Style isn't taste — it's signal choice. A flashy CV at a law firm weakens you. A plain CV at a design studio misses an opportunity. Here's how to pick the right signal.
Conservative
Single column, classic typography, muted accent colour. For banks, insurers, accounting, law, government, education, healthcare. Safe in any context.
Balanced
The default. Conservative with more breathing room and a slightly warmer palette. For most tech employers, SMEs, consulting, scale-ups. If you have no specific reason to choose another style, pick this one.
Creative
Two-column grid (in display; text layer remains linear for ATS), stronger typographic hierarchy, colour plays a role.

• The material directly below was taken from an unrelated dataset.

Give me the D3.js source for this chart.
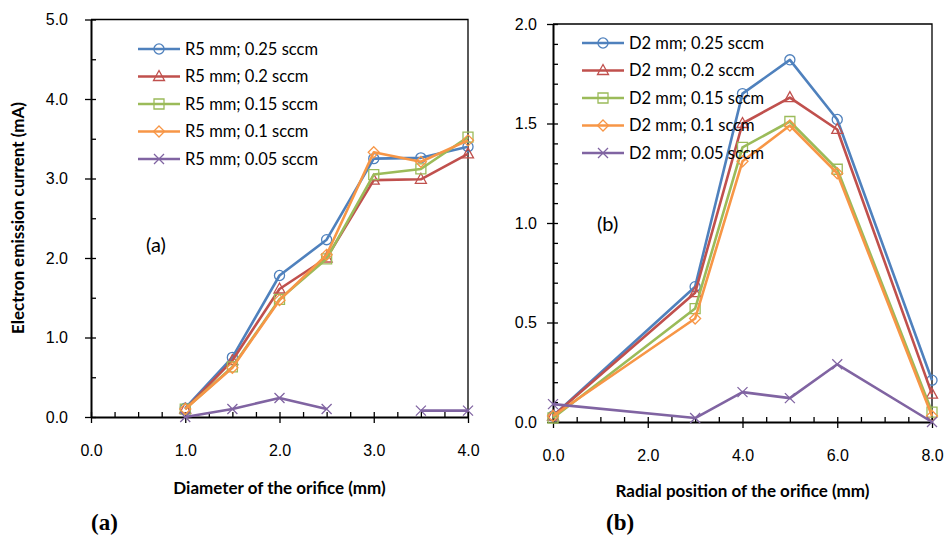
<!DOCTYPE html>
<html>
<head>
<meta charset="utf-8">
<style>
    body { margin: 0; background: #fff; }
    svg { display: block; font-family: Lato, 'Open Sans', sans-serif; }
    .tick text { font-size: 16px; fill: #000; }
    .axis .domain { stroke: #000; stroke-width: 2; }
    .axis .tick line { stroke: #000; stroke-width: 1.3; }
    .minor .domain { display: none; }
    .axis-title { font-size: 17px; font-weight: bold; }
    .legend text { font-size: 16.5px; }
    .panel-tag { font-family: 'Liberation Serif', serif; font-weight: bold; font-size: 23px; }
</style>
</head>
<body>
<svg width="944" height="535"></svg>
<script src="https://d3js.org/d3.v7.min.js"></script>
<script>
// ---- data ----
const seriesLabels = ["0.25 sccm", "0.2 sccm", "0.15 sccm", "0.1 sccm", "0.05 sccm"];
const seriesColors = ["#4F81BD", "#C0504D", "#9BBB59", "#F79646", "#8064A2"];
const seriesMarkers = ["circle", "triangle", "square", "diamond", "cross"];

// (a) diameter of the orifice
const diameterX = [1.0, 1.5, 2.0, 2.5, 3.0, 3.5, 4.0];
const diam025 = [0.11, 0.75, 1.78, 2.23, 3.25, 3.26, 3.40];
const diam020 = [0.10, 0.71, 1.61, 2.00, 2.98, 2.99, 3.31];
const diam015 = [0.10, 0.63, 1.48, 1.99, 3.05, 3.12, 3.52];
const diam010 = [0.10, 0.62, 1.47, 2.04, 3.33, 3.21, 3.48];
const diam005 = [0.00, 0.10, 0.24, 0.10, null, 0.08, 0.08];

// (b) radial position of the orifice
const radialX = [0, 3, 4, 5, 6, 8];
const rad025 = [0.03, 0.68, 1.65, 1.82, 1.52, 0.21];
const rad020 = [0.03, 0.65, 1.50, 1.63, 1.47, 0.14];
const rad015 = [0.02, 0.57, 1.38, 1.51, 1.27, 0.05];
const rad010 = [0.03, 0.52, 1.31, 1.49, 1.25, 0.03];
const rad005 = [0.09, 0.02, 0.15, 0.12, 0.29, 0.00];

const aTicksX = [0, 1, 2, 3, 4];
const aTicksY = [0, 1, 2, 3, 4, 5];
const bTicksX = [0, 2, 4, 6, 8];
const bTicksY = [0, 0.5, 1, 1.5, 2];

const svg = d3.select("svg");

function markerPath(type) {
    if (type === "circle") return d3.symbol(d3.symbolCircle, 80)();
    if (type === "triangle") return "M0,-6L5.5,4L-5.5,4Z";
    if (type === "square") return "M-5,-5H5V5H-5Z";
    if (type === "diamond") return "M0,-5.5L5.5,0L0,5.5L-5.5,0Z";
    return "M-5,-5L5,5M-5,5L5,-5";
}

function drawPanel(opt) {
    const x = d3.scaleLinear().domain(opt.xDomain).range(opt.xRange);
    const y = d3.scaleLinear().domain(opt.yDomain).range(opt.yRange);
    const g = svg.append("g");

    // plot frame (top + right)
    g.append("path")
        .attr("d", `M${opt.xRange[0]},${opt.yRange[1]}H${opt.xRange[1]}V${opt.yRange[0]}`)
        .attr("fill", "none").attr("stroke", "#000").attr("stroke-width", 1.3);

    // minor ticks point inward
    g.append("g").attr("class", "axis minor")
        .attr("transform", `translate(0,${opt.yRange[0]})`)
        .call(d3.axisBottom(x).tickValues(d3.range(opt.xDomain[0], opt.xDomain[1] + 1e-9, opt.xMinor)).tickSize(-5).tickFormat(""));
    g.append("g").attr("class", "axis minor")
        .attr("transform", `translate(${opt.xRange[0]},0)`)
        .call(d3.axisLeft(y).tickValues(d3.range(opt.yDomain[0], opt.yDomain[1] + 1e-9, opt.yMinor)).tickSize(-5).tickFormat(""));

    g.append("g").attr("class", "axis")
        .attr("transform", `translate(0,${opt.yRange[0]})`)
        .call(d3.axisBottom(x).tickValues(opt.xTicks).tickSize(6).tickSizeOuter(0).tickPadding(22).tickFormat(d3.format(".1f")));
    g.append("g").attr("class", "axis")
        .attr("transform", `translate(${opt.xRange[0]},0)`)
        .call(d3.axisLeft(y).tickValues(opt.yTicks).tickSize(6).tickSizeOuter(0).tickPadding(opt.yPad).tickFormat(d3.format(".1f")));

    const line = d3.line()
        .defined(d => d[1] != null)
        .x(d => x(d[0])).y(d => y(d[1]));

    opt.series.forEach((vals, i) => {
        const pts = opt.xs.map((xv, j) => [xv, vals[j]]);
        g.append("path")
            .datum(pts)
            .attr("fill", "none")
            .attr("stroke", seriesColors[i])
            .attr("stroke-width", 2.6)
            .attr("stroke-linejoin", "round")
            .attr("d", line);
        g.append("g").selectAll("path")
            .data(pts.filter(d => d[1] != null))
            .join("path")
            .attr("transform", d => `translate(${x(d[0])},${y(d[1])})`)
            .attr("d", markerPath(seriesMarkers[i]))
            .attr("fill", "none")
            .attr("stroke", seriesColors[i])
            .attr("stroke-width", 1.3);
    });

    // legend
    const lg = g.append("g").attr("class", "legend");
    seriesLabels.forEach((lab, i) => {
        const ly = opt.legendY + i * 27.5;
        lg.append("line")
            .attr("x1", opt.legendX).attr("x2", opt.legendX + 42)
            .attr("y1", ly).attr("y2", ly)
            .attr("stroke", seriesColors[i]).attr("stroke-width", 2.6);
        lg.append("path")
            .attr("transform", `translate(${opt.legendX + 21},${ly})`)
            .attr("d", markerPath(seriesMarkers[i]))
            .attr("fill", "none").attr("stroke", seriesColors[i]).attr("stroke-width", 1.3);
        lg.append("text")
            .attr("x", opt.legendX + 47).attr("y", ly).attr("dy", "0.36em")
            .text(opt.prefix + " mm; " + lab);
    });

    g.append("text").attr("x", opt.tagX).attr("y", opt.tagY).attr("dy", "0.36em")
        .style("font-size", "20px").text(opt.tag);

    g.append("text").attr("class", "axis-title")
        .attr("x", (opt.xRange[0] + opt.xRange[1]) / 2).attr("y", opt.titleY)
        .attr("text-anchor", "middle").text(opt.xTitle);

    g.append("text").attr("class", "panel-tag")
        .attr("x", opt.bottomX).attr("y", 530).text(opt.bottomTag);
}

drawPanel({
    xDomain: [0, 4], xRange: [91, 468], xTicks: aTicksX, xMinor: 0.25,
    yDomain: [0, 5], yRange: [417, 19.5], yTicks: aTicksY, yMinor: 0.5, yPad: 17,
    xs: diameterX, series: [diam025, diam020, diam015, diam010, diam005],
    legendX: 138, legendY: 49, prefix: "R5",
    tag: "(a)", tagX: 146, tagY: 245,
    xTitle: "Diameter of the orifice (mm)", titleY: 494,
    bottomTag: "(a)", bottomX: 91
});

drawPanel({
    xDomain: [0, 8], xRange: [553, 932], xTicks: bTicksX, xMinor: 0.5,
    yDomain: [0, 2], yRange: [422, 24], yTicks: bTicksY, yMinor: 0.1, yPad: 10,
    xs: radialX, series: [rad025, rad020, rad015, rad010, rad005],
    legendX: 582, legendY: 43, prefix: "D2",
    tag: "(b)", tagX: 597, tagY: 224,
    xTitle: "Radial position of the orifice (mm)", titleY: 497,
    bottomTag: "(b)", bottomX: 606
});

svg.append("text").attr("class", "axis-title")
    .attr("transform", "translate(24,218) rotate(-90)")
    .attr("text-anchor", "middle")
    .text("Electron emission current (mA)");
</script>
</body>
</html>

For marketing, communications, content, design-leaning roles.
Experimental
Modern typography, spacious, sometimes unexpected whitespace rhythm. For design studios, art direction, brand roles. Not for everyone — unforgettable where it fits.
Editorial
A magazine-paper aesthetic. Long-read typography, editorial layout. For very specific contexts — portfolio roles, journalism, brand-led work.
In doubt? Pick the more restrained.
Conservative and Balanced almost always beat Experimental or Editorial in case of doubt. A style fit for something formal doesn't weaken you in a formal setting. A style fit for something creative may land wrong in a formal setting.